§ Given request: No images are to be carried over; print all other material exactly as it stands.

§ Supplied data:
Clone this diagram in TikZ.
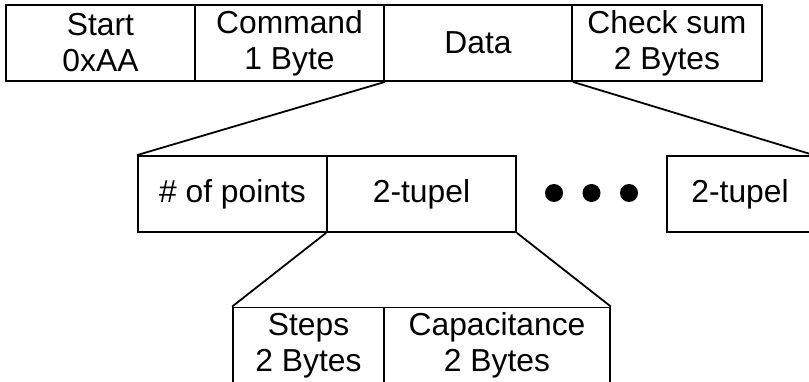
\documentclass[tikz,border=0pt]{standalone}
\usepackage{fontspec}
\setmainfont{Liberation Sans}
\begin{document}
\begin{tikzpicture}[x=1pt,y=-1pt,
  field/.style={draw, line width=1.8pt, minimum height=76pt, inner sep=0pt,
    align=center, font=\fontsize{31.8}{36}\selectfont},
  dotmark/.style={circle, fill=black, minimum size=18pt, inner sep=0pt},
  link/.style={line width=1.8pt}]
\useasboundingbox (0,0) rectangle (809,382);
\clip (0,0) rectangle (809,382);

% frame
\node[field, minimum width=189pt] (start) at (100.5,43) {Start\\0xAA};
\node[field, minimum width=189pt] (cmd)   at (289.5,43) {Command\\1 Byte};
\node[field, minimum width=188pt] (data)  at (478,43)   {Data};
\node[field, minimum width=190pt] (csum)  at (667,43)   {Check sum\\2 Bytes};

% data field
\node[field, minimum width=189pt] (npts)  at (232.5,194) {\# of points};
\node[field, minimum width=189pt] (tup)   at (421.5,194) {2-tupel};
\node[dotmark] (d1) at (554,193) {};
\node[dotmark] (d2) at (591.5,193) {};
\node[dotmark] (d3) at (629,193) {};
\node[field, minimum width=146pt] (tupn)  at (740,194) {2-tupel};

% one tuple
\node[field, minimum width=151pt] (steps) at (308.5,345.5) {Steps\\2 Bytes};
\node[field, minimum width=226pt] (cap)   at (497,345.5)   {Capacitance\\2 Bytes};

% expansion lines
\draw[link] (cmd.south east) -- (npts.north west);
\draw[link] (data.south east) -- (tupn.north east);
\draw[link] (tup.south west) -- (steps.north west);
\draw[link] (tup.south east) -- (cap.north east);
\end{tikzpicture}
\end{document}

§ Response to this task:
Clone this diagram in TikZ.
\documentclass[tikz,border=0pt]{standalone}
\usepackage{fontspec}
\setmainfont{Liberation Sans}
\begin{document}
\begin{tikzpicture}[x=1pt,y=-1pt,
  field/.style={draw, line width=1.8pt, minimum height=76pt, inner sep=0pt,
    align=center, font=\fontsize{31.8}{36}\selectfont},
  dotmark/.style={circle, fill=black, minimum size=18pt, inner sep=0pt},
  link/.style={line width=1.8pt}]
\useasboundingbox (0,0) rectangle (809,382);
\clip (0,0) rectangle (809,382);

% frame
\node[field, minimum width=189pt] (start) at (100.5,43) {Start\\0xAA};
\node[field, minimum width=189pt] (cmd)   at (289.5,43) {Command\\1 Byte};
\node[field, minimum width=188pt] (data)  at (478,43)   {Data};
\node[field, minimum width=190pt] (csum)  at (667,43)   {Check sum\\2 Bytes};

% data field
\node[field, minimum width=189pt] (npts)  at (232.5,194) {\# of points};
\node[field, minimum width=189pt] (tup)   at (421.5,194) {2-tupel};
\node[dotmark] (d1) at (554,193) {};
\node[dotmark] (d2) at (591.5,193) {};
\node[dotmark] (d3) at (629,193) {};
\node[field, minimum width=146pt] (tupn)  at (740,194) {2-tupel};

% one tuple
\node[field, minimum width=151pt] (steps) at (308.5,345.5) {Steps\\2 Bytes};
\node[field, minimum width=226pt] (cap)   at (497,345.5)   {Capacitance\\2 Bytes};

% expansion lines
\draw[link] (cmd.south east) -- (npts.north west);
\draw[link] (data.south east) -- (tupn.north east);
\draw[link] (tup.south west) -- (steps.north west);
\draw[link] (tup.south east) -- (cap.north east);
\end{tikzpicture}
\end{document}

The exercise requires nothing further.